Monday, June 13, 2011

The Total Body Hallelujah - It's Quite a Stretch

I can only remember one poster hanging in the room I shared with my sister when we were kids. I'm pretty sure I got it at church in children's choir. In the middle of the very 1980s pink and lavender poster, there was a woman's silhouette stretched out in praise. I mean head up, hands raised, back arched, on-tippy-toes praise. And, she might have been wearing legwarmers.

It read, "A Christian should be a HALLELUJAH from head to toe," a quote from St. Augustine. I remember learning as a child that "hallelujah" meant praise the Lord. There was probably nothing I loved to do more than sing when I was growing up, especially at church. But God showed me that praising the Lord was so much more than singing - it was living. And in my heart, as much as a little girl could, I really wanted those words to be true of my life. I still do.

I want to live in such a way that every part of me brings praise to the Lord - not just my mouth when I'm singing, but my hands and my feet, my eyes and my ears, my mind and my heart. In fact, I don't want to just bring praise to the Lord - I want to be praise to the Lord. And, I don't want there to be any dichotomy between the woman who sings and serves in the House of God, and the one who sings in the minivan and serves in the Fine house. David said it like this in the psalms: "Oh my soul, bless God. From head to toe, I'll bless his holy name!" (Psalm 103.1 MSG)

The total body “hallelujah” is quite a stretch for me, because my greatest failures happen in that hot red minivan and in that Fine house. Ironically, the same mouth that loves to sing "hallelujah" can also be critical and nagging or angry and harsh. As women, we're quick to pile on the guilt, but I believe the idea of head-to-toe praise is full of encouragement for us! Because this sweet bit of truth means that today, when my feet walked down the hall to deliver clean and folded laundry to each child's room, those feet praised the Lord. And today, the soreness I feel in my, ahem, lower extremities, from exercising yesterday, is actually my body praising the Lord - alot. The shoulders that carried my son in the pool, the arms that loved on my man, the fingers that typed emails praised the Lord. My mouth teaching, cheering, laughing, my ears listening to stories, struggles and jokes, my eyes responding with interest and love - all these praised him. And even when my heart and mind were seeking forgiveness for all the parts that didn't look like a “hallelujah,” I was still praising him.

How is this possible? Because through it all, my heart was stretched out like the woman on that poster - stretched out to the Father for help, stretched out for mercy and forgiveness when I blew it, stretched out for wisdom, stretched out for motivation, stretched out for endurance. And I stretched out with thanksgiving because I knew God noticed me stretching. You see, he loves it when we stretch. James 4.8 says, "Draw near to God, and he will draw near to you." The beautiful thing is, no matter what our physical posture, our hearts can keep stretching. And when the heart stretches toward the Lord, the body follows praising him from head to toe.
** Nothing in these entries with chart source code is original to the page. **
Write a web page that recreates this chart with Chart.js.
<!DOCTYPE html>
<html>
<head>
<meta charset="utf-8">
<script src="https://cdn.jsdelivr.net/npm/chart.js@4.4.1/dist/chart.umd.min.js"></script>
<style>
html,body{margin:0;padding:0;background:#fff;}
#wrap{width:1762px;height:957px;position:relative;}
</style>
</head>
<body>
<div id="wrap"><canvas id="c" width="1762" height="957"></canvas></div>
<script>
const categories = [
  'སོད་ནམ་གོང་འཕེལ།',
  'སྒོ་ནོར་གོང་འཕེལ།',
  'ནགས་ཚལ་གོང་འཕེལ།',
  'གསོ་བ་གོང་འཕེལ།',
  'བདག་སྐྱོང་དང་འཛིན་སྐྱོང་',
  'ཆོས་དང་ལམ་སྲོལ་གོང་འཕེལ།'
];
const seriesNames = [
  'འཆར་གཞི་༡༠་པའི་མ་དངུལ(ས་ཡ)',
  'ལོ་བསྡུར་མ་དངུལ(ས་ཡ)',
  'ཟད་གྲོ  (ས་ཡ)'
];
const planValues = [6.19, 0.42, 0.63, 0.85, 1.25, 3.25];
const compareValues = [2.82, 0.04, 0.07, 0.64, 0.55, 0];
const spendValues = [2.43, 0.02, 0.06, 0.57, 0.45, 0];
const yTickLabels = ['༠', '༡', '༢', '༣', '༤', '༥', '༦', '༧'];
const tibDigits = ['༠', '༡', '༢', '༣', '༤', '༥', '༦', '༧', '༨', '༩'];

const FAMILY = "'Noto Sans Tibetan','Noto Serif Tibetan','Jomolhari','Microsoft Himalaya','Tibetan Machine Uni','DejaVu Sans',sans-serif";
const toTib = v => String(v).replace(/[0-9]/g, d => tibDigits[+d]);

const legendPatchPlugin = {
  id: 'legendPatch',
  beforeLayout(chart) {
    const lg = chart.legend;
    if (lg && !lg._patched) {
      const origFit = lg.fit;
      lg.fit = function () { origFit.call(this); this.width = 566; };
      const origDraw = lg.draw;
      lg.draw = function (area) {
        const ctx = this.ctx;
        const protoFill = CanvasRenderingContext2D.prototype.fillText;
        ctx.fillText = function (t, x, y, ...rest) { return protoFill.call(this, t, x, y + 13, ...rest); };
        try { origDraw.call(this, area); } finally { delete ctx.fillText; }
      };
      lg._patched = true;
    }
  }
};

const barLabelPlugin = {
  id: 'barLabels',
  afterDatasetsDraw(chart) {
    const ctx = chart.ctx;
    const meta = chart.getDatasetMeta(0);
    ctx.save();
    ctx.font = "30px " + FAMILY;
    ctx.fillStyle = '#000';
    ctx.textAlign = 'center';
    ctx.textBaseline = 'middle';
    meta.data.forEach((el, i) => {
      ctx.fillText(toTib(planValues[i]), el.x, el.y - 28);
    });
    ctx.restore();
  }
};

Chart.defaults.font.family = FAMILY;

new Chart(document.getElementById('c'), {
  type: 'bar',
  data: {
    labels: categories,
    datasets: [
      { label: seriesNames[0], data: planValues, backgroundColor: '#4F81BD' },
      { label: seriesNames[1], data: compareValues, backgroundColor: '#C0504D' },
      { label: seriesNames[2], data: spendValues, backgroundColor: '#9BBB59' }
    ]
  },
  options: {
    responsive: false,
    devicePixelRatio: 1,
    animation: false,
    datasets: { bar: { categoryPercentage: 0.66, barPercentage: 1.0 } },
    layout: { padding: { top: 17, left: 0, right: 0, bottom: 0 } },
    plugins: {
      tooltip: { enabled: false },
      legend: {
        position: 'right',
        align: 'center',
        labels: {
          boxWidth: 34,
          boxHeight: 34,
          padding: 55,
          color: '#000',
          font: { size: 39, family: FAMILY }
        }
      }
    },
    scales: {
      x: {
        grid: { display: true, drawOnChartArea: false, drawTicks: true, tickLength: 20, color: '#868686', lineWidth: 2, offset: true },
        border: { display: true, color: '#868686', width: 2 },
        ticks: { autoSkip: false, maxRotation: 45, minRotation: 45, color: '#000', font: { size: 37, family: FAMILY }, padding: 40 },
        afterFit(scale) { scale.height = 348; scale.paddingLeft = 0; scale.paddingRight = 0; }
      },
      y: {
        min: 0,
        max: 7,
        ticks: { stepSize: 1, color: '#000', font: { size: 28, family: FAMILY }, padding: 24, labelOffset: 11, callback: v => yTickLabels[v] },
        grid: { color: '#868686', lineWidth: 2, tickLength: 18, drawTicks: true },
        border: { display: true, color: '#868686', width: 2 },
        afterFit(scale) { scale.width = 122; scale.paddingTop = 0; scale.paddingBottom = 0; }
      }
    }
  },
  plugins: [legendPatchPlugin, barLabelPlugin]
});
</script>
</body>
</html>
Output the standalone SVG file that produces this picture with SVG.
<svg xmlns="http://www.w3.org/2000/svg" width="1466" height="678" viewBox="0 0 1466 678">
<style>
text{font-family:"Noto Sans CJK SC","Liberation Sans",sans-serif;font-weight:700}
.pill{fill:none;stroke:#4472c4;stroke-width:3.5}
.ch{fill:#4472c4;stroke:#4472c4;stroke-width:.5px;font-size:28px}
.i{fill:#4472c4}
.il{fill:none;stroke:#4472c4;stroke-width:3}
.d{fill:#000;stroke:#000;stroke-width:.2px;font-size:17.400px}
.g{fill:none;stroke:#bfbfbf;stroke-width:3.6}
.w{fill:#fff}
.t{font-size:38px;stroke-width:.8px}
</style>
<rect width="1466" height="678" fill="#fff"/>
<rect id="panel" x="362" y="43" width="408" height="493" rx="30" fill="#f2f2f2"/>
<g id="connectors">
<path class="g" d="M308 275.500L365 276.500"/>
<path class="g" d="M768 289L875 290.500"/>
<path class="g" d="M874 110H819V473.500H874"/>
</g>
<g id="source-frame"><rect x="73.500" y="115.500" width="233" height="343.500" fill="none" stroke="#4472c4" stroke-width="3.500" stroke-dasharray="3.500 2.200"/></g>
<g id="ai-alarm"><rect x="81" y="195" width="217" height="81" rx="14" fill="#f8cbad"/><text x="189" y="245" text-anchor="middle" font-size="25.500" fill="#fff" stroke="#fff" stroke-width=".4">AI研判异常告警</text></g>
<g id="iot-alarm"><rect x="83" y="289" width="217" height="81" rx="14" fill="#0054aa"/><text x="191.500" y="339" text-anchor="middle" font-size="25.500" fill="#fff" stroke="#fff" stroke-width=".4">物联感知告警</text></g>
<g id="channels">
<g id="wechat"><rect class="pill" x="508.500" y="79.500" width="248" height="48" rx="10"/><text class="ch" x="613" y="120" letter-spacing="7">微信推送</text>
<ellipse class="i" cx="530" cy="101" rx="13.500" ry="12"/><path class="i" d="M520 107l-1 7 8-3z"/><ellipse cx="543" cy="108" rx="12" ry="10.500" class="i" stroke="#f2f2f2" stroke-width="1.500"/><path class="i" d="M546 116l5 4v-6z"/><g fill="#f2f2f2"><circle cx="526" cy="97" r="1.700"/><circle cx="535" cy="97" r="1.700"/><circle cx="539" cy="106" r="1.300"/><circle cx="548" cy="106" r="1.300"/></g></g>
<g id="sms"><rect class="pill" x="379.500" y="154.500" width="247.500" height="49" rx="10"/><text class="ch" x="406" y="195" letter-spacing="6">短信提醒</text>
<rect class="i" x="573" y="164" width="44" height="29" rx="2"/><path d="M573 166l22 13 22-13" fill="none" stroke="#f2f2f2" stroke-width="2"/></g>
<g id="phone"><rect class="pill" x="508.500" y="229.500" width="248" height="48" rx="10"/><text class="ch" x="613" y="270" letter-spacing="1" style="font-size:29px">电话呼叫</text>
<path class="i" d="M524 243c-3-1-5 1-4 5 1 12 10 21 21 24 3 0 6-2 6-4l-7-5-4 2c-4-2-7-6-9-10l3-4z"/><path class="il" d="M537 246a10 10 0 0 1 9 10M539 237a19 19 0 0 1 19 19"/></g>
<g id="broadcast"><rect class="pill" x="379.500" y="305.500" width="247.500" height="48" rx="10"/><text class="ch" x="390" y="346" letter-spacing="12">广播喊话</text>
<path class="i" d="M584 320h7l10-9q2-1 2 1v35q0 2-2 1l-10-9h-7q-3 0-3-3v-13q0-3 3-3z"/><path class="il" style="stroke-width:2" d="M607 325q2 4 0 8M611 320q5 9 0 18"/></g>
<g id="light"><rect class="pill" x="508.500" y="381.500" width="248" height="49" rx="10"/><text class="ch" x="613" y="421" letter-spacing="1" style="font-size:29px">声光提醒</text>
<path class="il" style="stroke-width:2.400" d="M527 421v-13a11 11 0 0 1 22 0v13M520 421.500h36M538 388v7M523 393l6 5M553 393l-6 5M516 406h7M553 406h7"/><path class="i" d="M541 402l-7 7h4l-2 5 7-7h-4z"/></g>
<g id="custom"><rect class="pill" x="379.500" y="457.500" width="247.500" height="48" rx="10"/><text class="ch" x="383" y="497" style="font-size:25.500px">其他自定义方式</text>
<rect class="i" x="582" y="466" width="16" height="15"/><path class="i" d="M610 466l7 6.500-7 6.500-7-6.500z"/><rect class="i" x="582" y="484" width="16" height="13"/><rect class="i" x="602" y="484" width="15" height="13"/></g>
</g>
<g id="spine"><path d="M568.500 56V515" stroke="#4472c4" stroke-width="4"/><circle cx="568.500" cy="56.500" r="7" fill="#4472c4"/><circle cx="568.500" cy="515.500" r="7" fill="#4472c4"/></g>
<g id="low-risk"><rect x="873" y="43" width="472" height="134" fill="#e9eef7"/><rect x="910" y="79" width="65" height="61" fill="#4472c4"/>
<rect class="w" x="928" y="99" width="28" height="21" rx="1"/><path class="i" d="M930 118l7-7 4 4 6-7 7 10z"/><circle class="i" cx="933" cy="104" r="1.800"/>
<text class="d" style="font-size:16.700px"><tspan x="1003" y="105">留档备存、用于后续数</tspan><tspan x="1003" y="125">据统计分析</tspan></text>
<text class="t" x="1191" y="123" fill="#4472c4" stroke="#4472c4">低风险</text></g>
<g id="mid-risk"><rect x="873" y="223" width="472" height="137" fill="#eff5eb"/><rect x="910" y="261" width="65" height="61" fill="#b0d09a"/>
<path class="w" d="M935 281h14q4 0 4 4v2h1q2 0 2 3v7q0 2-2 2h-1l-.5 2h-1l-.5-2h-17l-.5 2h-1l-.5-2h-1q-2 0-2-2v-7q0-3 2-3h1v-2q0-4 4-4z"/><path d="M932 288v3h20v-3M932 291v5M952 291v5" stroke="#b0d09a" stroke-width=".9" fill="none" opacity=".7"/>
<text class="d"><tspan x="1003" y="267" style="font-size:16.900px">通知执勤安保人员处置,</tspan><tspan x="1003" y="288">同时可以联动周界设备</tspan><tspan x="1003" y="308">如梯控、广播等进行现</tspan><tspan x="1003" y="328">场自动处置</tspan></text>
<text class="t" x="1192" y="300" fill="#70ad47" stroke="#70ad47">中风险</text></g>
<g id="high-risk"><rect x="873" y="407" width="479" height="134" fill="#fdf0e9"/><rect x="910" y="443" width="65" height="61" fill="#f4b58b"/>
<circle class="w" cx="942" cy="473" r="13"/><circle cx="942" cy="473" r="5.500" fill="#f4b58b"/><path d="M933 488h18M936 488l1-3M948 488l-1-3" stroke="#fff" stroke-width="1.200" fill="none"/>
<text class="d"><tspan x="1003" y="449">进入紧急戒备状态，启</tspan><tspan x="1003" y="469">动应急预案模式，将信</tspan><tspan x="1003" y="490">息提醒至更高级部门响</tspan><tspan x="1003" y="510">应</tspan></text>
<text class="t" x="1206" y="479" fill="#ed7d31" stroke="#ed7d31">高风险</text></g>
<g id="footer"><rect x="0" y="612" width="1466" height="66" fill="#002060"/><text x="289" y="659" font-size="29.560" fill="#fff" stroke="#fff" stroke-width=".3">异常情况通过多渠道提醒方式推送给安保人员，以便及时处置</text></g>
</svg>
"So here's what I want you to do, God helping you: Take your everyday, ordinary life - your sleeping, eating, going-to-work, and walking-around life - and place it before God as an offering." Romans 12.1 MSG

I pray that today, as you stretch your heart out to the Father, you will sense his nearness more than ever before in the ordinary and the everyday. I pray that you will be encouraged by the way that God values all that you do - from your head to your toe. And I pray that everyone around you will see you living a total body "Hallelujah!"

I would love to hear how you praised the Lord with your body today!

4 comments:

Laura said...

Fantastic blog Daphne. Thanks for sharing. LOVE IT!!!

Daphne Fine said...

Thanks Laura!! Hope all is well with you!

Anonymous said...

I Love it!!!!...I needed that big time..Super encouraging..thanks for posting....xoxo, Rosie

Daphne Fine said...

Thanks so much, Rosie! Miss seeing you friend!